4. Riscos inerentes ao mercado de criptomoedas
● A volatilidade extrema dos preços, o debate sobre o consumo de energia e os riscos de transações ilegais fazem com que as criptomoedas ainda sejam vistas como ativos de alto risco. A sua inclusão em larga escala nas reservas nacionais pode expor as finanças dos EUA a riscos sistémicos de mercado.
IV. Perspetivas Futuras: Benefícios de Curto Prazo e Riscos de Longo Prazo
A estratégia de criptomoedas do governo Trump já produziu efeitos visíveis a curto prazo, mas a longo prazo permanece cheia de incertezas.
1. Promoção de prosperidade de mercado e ampliação da influência política a curto prazo
● O relaxamento regulatório levou empresas como Coinbase e Circle a expandirem as suas operações nos EUA, criando muitos empregos. A indústria cripto, através de doações políticas e lobby, já exerce uma influência política significativa, e o tema das criptomoedas está a tornar-se um consenso bipartidário nos EUA.
2. Desafios de sustentabilidade a longo prazo
● Se a confiança no dólar continuar a cair, as reservas de bitcoin podem tornar-se um ativo de refúgio independente do dólar, enfraquecendo a sua função como “extensão do dólar”. A fragmentação regulatória global também pode forçar as empresas a múltiplas conformidades, prejudicando a eficiência da inovação.
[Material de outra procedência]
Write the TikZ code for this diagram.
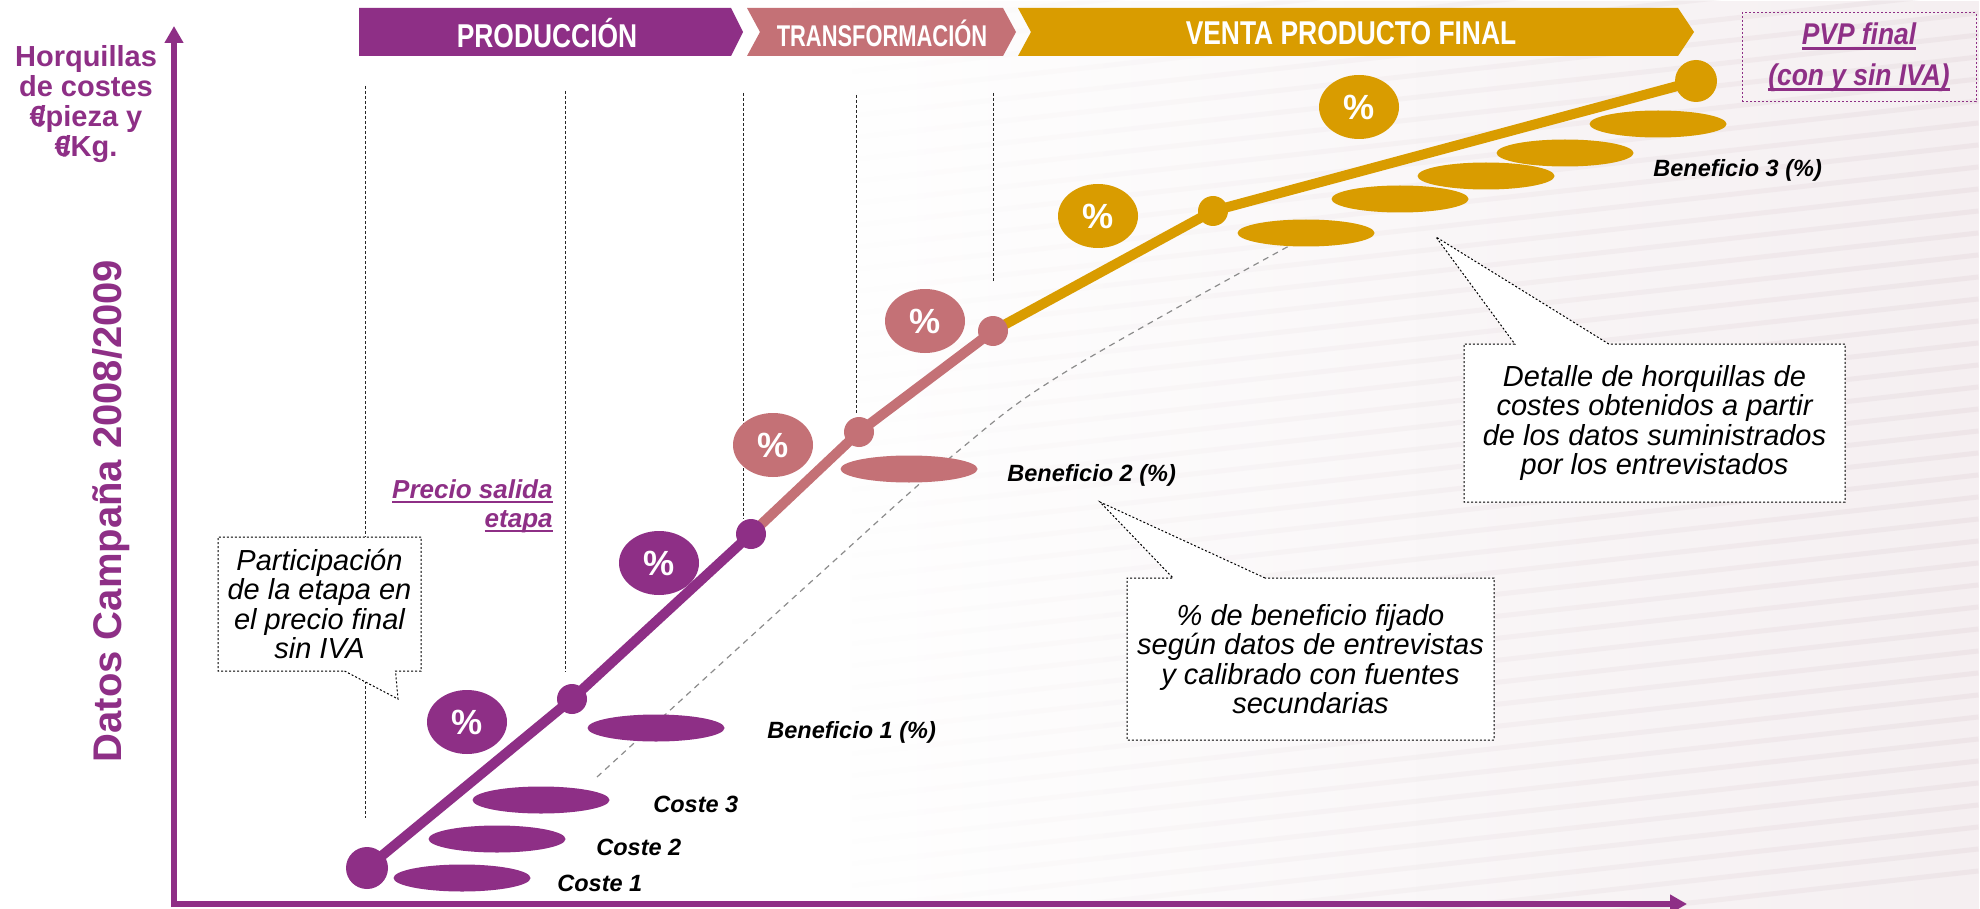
\documentclass[tikz,border=0pt]{standalone}
\usepackage{fontspec}
\setmainfont{Liberation Sans}
\newfontfamily\narrowfont{Liberation Sans}[FakeStretch=0.88]
\newfontfamily\hdrfont{Liberation Sans}[FakeStretch=0.8]
\newfontfamily\hdrtightfont{Liberation Sans}[FakeStretch=0.73]
\usetikzlibrary{shapes.geometric,shapes.callouts,fadings,arrows.meta}
\definecolor{cpurple}{RGB}{142,47,134}
\definecolor{cpink}{RGB}{196,113,118}
\definecolor{cgold}{RGB}{217,156,0}
\definecolor{stripe}{RGB}{224,210,215}
\definecolor{bgtint}{RGB}{245,239,241}
\newcommand{\myul}[1]{\setbox0\hbox{#1}\rlap{\rule[-2.6pt]{\wd0}{1.3pt}}\box0}
\pgfdeclarelayer{bgl}
\pgfdeclarelayer{behind}
\pgfsetlayers{bgl,behind,main}
\tikzfading[name=myfade, left color=transparent!100, right color=transparent!0]
\begin{document}
\begin{tikzpicture}[x=0.5pt,y=-0.5pt,
  pct/.style={ellipse, minimum width=40pt, minimum height=32pt, inner sep=0pt, text=white, font=\bfseries\fontsize{17.5}{17.5}\selectfont},
  bar/.style={ellipse, minimum width=68.5pt, minimum height=13.5pt, inner sep=0pt},
  bigdot/.style={circle, minimum size=21pt, inner sep=0pt},
  dot/.style={circle, minimum size=15pt, inner sep=0pt},
  seg/.style={line width=5pt, line join=round},
  guide/.style={black!85, line width=0.5pt, dash pattern=on 1.5pt off 1pt},
  trend/.style={black!45, line width=0.6pt, dash pattern=on 3pt off 2.5pt},
  lbl/.style={anchor=west, inner sep=0pt, font=\bfseries\itshape\fontsize{11.75}{12}\selectfont},
  hdr/.style={text=white, inner sep=0pt, font=\hdrfont\bfseries\fontsize{16.5}{16.5}\selectfont},
  axis/.style={cpurple, line width=2.8pt, -{Triangle[width=9pt,length=8.5pt]}},
  callbox/.style={rectangle callout, draw=black, fill=white, line width=0.5pt, dash pattern=on 1pt off 1pt, align=center, inner sep=0pt, font=\itshape\fontsize{14.5}{14.75}\selectfont}
]
\useasboundingbox (0,0) rectangle (1980,909);

% background
\begin{pgfonlayer}{bgl}
\fill[white] (0,0) rectangle (1980,909);
\fill[bgtint, path fading=myfade] (850,0) rectangle (1980,909);
\foreach \k in {0,...,48} {
  \draw[stripe, line width=2.5pt, opacity=0.32, path fading=myfade] (850,{\k*22-60}) -- (1980,{\k*22-185});
}
\end{pgfonlayer}

% header chevrons
\fill[cpurple] (359,8) -- (731,8) -- (743,32) -- (731,56) -- (359,56) -- cycle;
\fill[cpink] (747,8) -- (1003,8) -- (1016,32) -- (1003,56) -- (747,56) -- (760,32) -- cycle;
\fill[cgold] (1018,8) -- (1678,8) -- (1694,32) -- (1678,56) -- (1018,56) -- (1031,32) -- cycle;
\node[hdr] (h1) at (547,33) {PRODUCCIÓN};
\node[hdr, font=\hdrtightfont\bfseries\fontsize{15}{15}\selectfont] (h2) at (882,33) {TRANSFORMACIÓN};
\node[hdr] (h3) at (1351,33) {VENTA PRODUCTO FINAL};

% axes
\coordinate (ybot) at (174,907);
\coordinate (ytip) at (174,26);
\coordinate (xleft) at (171,904);
\coordinate (xtip) at (1687,904);
\draw[axis] (ybot) -- (ytip);
\draw[axis] (xleft) -- (xtip);

% axis labels
\node[inner sep=0pt, align=center, text=cpurple, font=\bfseries\fontsize{14.5}{15}\selectfont] (ylab) at (86,104.5)
  {Horquillas\\de costes\\€\kern-0.28em/pieza y\\€\kern-0.28em/Kg.};
\node[rotate=90, inner sep=0pt, text=cpurple, font=\bfseries\fontsize{20}{20}\selectfont] (dlab) at (111,511) {Datos Campaña 2008/2009};

% vertical guides
\coordinate (g1t) at (365,86);  \coordinate (g1b) at (365,818);
\coordinate (g2t) at (565,91);  \coordinate (g2b) at (565,672);
\coordinate (g3t) at (743,93);  \coordinate (g3b) at (743,519);
\coordinate (g4t) at (856,95);  \coordinate (g4b) at (856,415);
\coordinate (g5t) at (993,93);  \coordinate (g5b) at (993,282);
\draw[guide] (g1t) -- (g1b);
\draw[guide] (g2t) -- (g2b);
\draw[guide] (g3t) -- (g3b);
\draw[guide] (g4t) -- (g4b);
\draw[guide] (g5t) -- (g5b);

% trend line
\draw[trend] plot[smooth, tension=0.6] coordinates {(597,777) (813,580) (957,452) (1067,371) (1300,240)};

% price points
\node[bigdot, fill=cpurple] (p0) at (367,868) {};
\node[dot, fill=cpurple] (p1) at (572,699) {};
\node[dot, fill=cpurple] (p2) at (751,534) {};
\node[dot, fill=cpink] (p3) at (859,432) {};
\node[dot, fill=cpink] (p4) at (993,331) {};
\node[dot, fill=cgold] (p5) at (1213,211) {};
\node[bigdot, fill=cgold] (p6) at (1696,81) {};
\begin{pgfonlayer}{behind}
\draw[seg, cpurple] (p0.center) -- (p1.center) -- (p2.center);
\draw[seg, cpink] (p2.center) -- (p3.center) -- (p4.center);
\draw[seg, cgold] (p4.center) -- (p5.center) -- (p6.center);
\end{pgfonlayer}

% percentage ellipses
\node[pct, fill=cpurple] (e1) at (467,722) {\%};
\node[pct, fill=cpurple] (e2) at (659,563) {\%};
\node[pct, fill=cpink] (e3) at (773,445) {\%};
\node[pct, fill=cpink] (e4) at (925,321) {\%};
\node[pct, fill=cgold] (e5) at (1098,216) {\%};
\node[pct, fill=cgold] (e6) at (1359,107) {\%};

% cost / profit bars
\node[bar, fill=cpurple] (c1) at (462,878) {};
\node[bar, fill=cpurple] (c2) at (497,839) {};
\node[bar, fill=cpurple] (c3) at (541,800) {};
\node[bar, fill=cpurple] (b1) at (656,728) {};
\node[bar, fill=cpink] (b2) at (909,469) {};
\node[bar, fill=cgold] (b3a) at (1306,233) {};
\node[bar, fill=cgold] (b3b) at (1400,199) {};
\node[bar, fill=cgold] (b3c) at (1486,176) {};
\node[bar, fill=cgold] (b3d) at (1565,153) {};
\node[bar, fill=cgold] (b3e) at (1658,124) {};

% labels
\node[lbl] (lc1) at (557,883) {Coste 1};
\node[lbl] (lc2) at (596,847) {Coste 2};
\node[lbl] (lc3) at (653,804) {Coste 3};
\node[lbl] (lb1) at (767,732) {Beneficio 1 (\%)};
\node[lbl] (lb2) at (1007,475) {Beneficio 2 (\%)};
\node[lbl] (lb3) at (1653,170) {Beneficio 3 (\%)};

\node[anchor=east, inner sep=0pt, align=right, text=cpurple, font=\bfseries\itshape\fontsize{13}{14.5}\selectfont] (ps) at (553,506)
  {\myul{Precio salida}\\\myul{etapa}};

\node[draw=cpurple, line width=0.5pt, dash pattern=on 1pt off 1pt, minimum width=117pt, minimum height=44.5pt, inner sep=0pt,
  align=center, text=cpurple, font=\narrowfont\bfseries\itshape\fontsize{15}{20.5}\selectfont] (pvp) at (1859,57.5)
  {\myul{PVP final}\\\myul{(con y sin IVA)}};

% callouts
\node[callbox, minimum width=101.5pt, minimum height=67pt, callout absolute pointer={(398,699)}, callout pointer width=25.5pt] (k1) at (319.5,604)
  {Participación\\de la etapa en\\el precio final\\sin IVA};
\node[callbox, minimum width=183.5pt, minimum height=81pt, callout absolute pointer={(1100,502)}, callout pointer width=46pt] (k2) at (1310.5,659)
  {\% de beneficio fijado\\según datos de entrevistas\\y calibrado con fuentes\\secundarias};
\node[callbox, minimum width=190.5pt, minimum height=79pt, callout absolute pointer={(1436,237)}, callout pointer width=47pt] (k3) at (1654.5,423)
  {Detalle de horquillas de\\costes obtenidos a partir\\de los datos suministrados\\por los entrevistados};
\end{tikzpicture}
\end{document}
3. Agravamento da fragmentação da governação financeira global
● Os EUA adotam uma abordagem laissez-faire, a União Europeia uma regulação rigorosa e a China um modelo soberano — a divergência entre os três modelos regulatórios aumenta, com conflitos sobre soberania de dados e regras de fluxo transfronteiriço, podendo levar à formação de blocos regionais no sistema financeiro digital global e dificultar a coordenação internacional.
V. Novos Caminhos e Incertezas para a Continuação da Hegemonia
● O governo Trump utiliza as criptomoedas como alavanca, tentando, de facto, através de um duplo mecanismo de “arranjo institucional + integração tecnológica”, estender a hegemonia do dólar ao domínio das finanças digitais. Esta estratégia pode, a curto prazo, consolidar a liderança dos EUA através do dinamismo do mercado e injetar nova procura no sistema do dólar.
● No entanto, a sustentabilidade desta estratégia depende da capacidade dos EUA de responder eficazmente à fragmentação regulatória interna, à competição por regras internacionais e à instabilidade da base de confiança do dólar.
● A hegemonia financeira na era digital já não depende apenas do poder militar ou da dimensão económica, mas sim da capacidade de moldar padrões tecnológicos, regras de governação e sistemas de alianças. O futuro panorama financeiro global está a ser silenciosamente reconfigurado nesta disputa entre o “dólar digital” e a “desdolarização”.